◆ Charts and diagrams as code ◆

*****

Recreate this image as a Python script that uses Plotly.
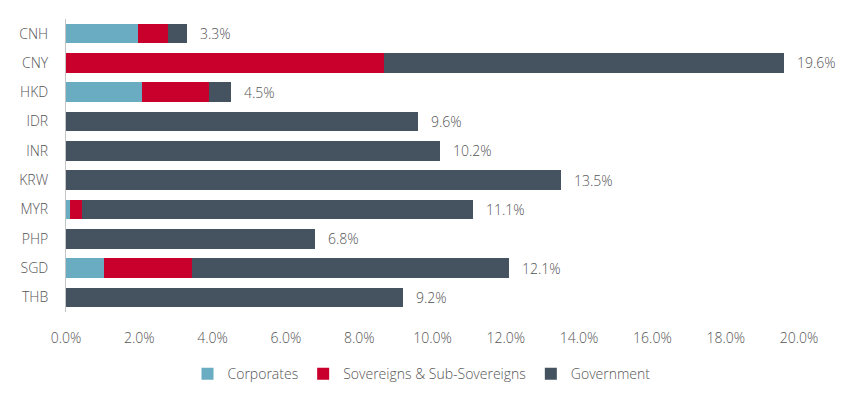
import plotly.graph_objects as go

categories = ["CNH", "CNY", "HKD", "IDR", "INR", "KRW", "MYR", "PHP", "SGD", "THB"]
corporates = [1.96, 0.0, 2.08, 0.0, 0.0, 0.0, 0.11, 0.0, 1.04, 0.0]
sovereigns = [0.81, 8.69, 1.81, 0.0, 0.0, 0.0, 0.33, 0.0, 2.41, 0.0]
totals = [3.3, 19.6, 4.5, 9.6, 10.2, 13.5, 11.1, 6.8, 12.1, 9.2]
government = [round(t - c - s, 2) for t, c, s in zip(totals, corporates, sovereigns)]
x_ticks = [0, 2, 4, 6, 8, 10, 12, 14, 16, 18, 20]

FONT = "Open Sans"
TXT = "#555555"
W = 300

fig = go.Figure()
for name, vals, col in [
    ("Corporates", corporates, "#6aadc3"),
    ("Sovereigns & Sub-Sovereigns", sovereigns, "#c8002b"),
    ("Government", government, "#44535f"),
]:
    fig.add_trace(go.Bar(
        y=categories, x=vals, name=name, orientation="h",
        marker=dict(color=col, line=dict(width=0)),
        hoverinfo="x+name",
    ))

for cat, tot in zip(categories, totals):
    fig.add_annotation(
        x=tot, y=cat, xref="x", yref="y", text=f"{tot:.1f}%",
        showarrow=False, xanchor="left", xshift=11,
        font=dict(family=FONT, size=14, color=TXT, weight=W),
    )

fig.update_layout(
    width=855, height=394,
    margin=dict(l=58, r=64, t=11, b=90),
    barmode="stack", bargap=0.33,
    plot_bgcolor="white", paper_bgcolor="white",
    font=dict(family=FONT, size=14, color=TXT, weight=W),
    legend=dict(
        orientation="h", x=0.485, xanchor="center", y=-0.212, yanchor="middle",
        font=dict(family=FONT, size=14, color=TXT, weight=W),
        itemwidth=30, traceorder="normal",
    ),
    xaxis=dict(
        range=[0, 20], tickvals=x_ticks,
        ticktext=[f"{v:.1f}%" for v in x_ticks],
        showgrid=False, zeroline=False, showline=False,
        ticks="", ticklabelstandoff=16,
        tickfont=dict(family=FONT, size=14, color=TXT, weight=W),
        fixedrange=True,
    ),
    yaxis=dict(
        categoryorder="array", categoryarray=categories, autorange="reversed",
        showgrid=False, zeroline=False, showline=True,
        linecolor="#c4c4c4", linewidth=1,
        ticks="", ticklabelstandoff=14,
        tickfont=dict(family=FONT, size=14, color=TXT, weight=W),
        fixedrange=True,
    ),
)

fig.write_html("out.html")
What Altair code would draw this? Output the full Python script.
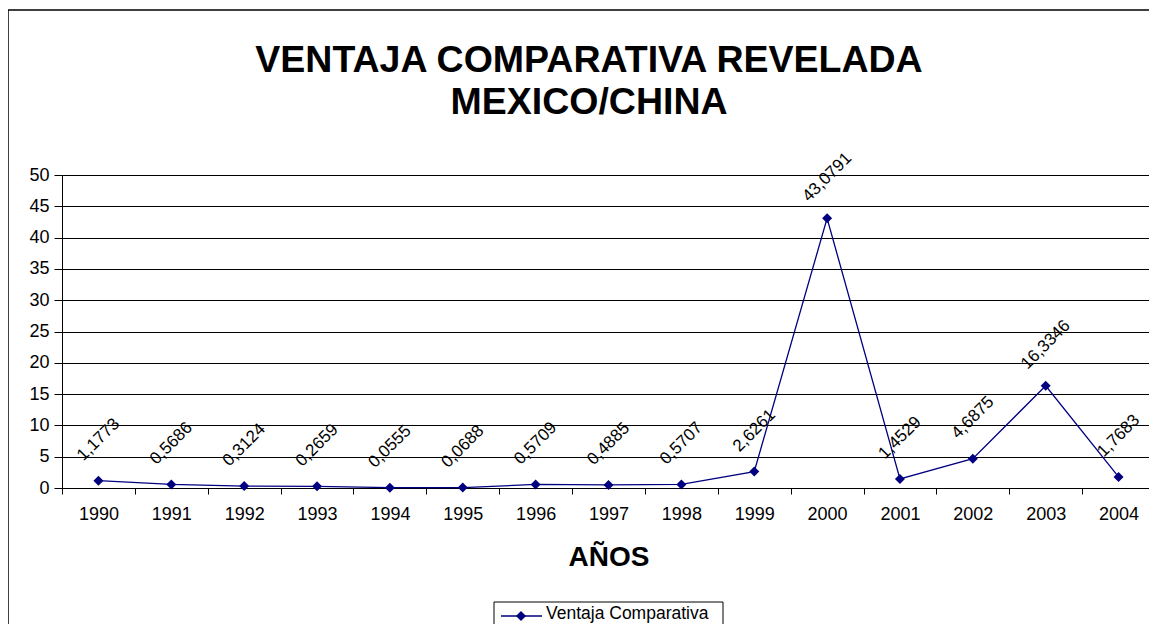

*****

◆ Task statement ◆
From the entries, copy out each line containing the word "script".

◆ Task response ◆
Recreate this image as a Python script that uses Plotly.
What Altair code would draw this? Output the full Python script.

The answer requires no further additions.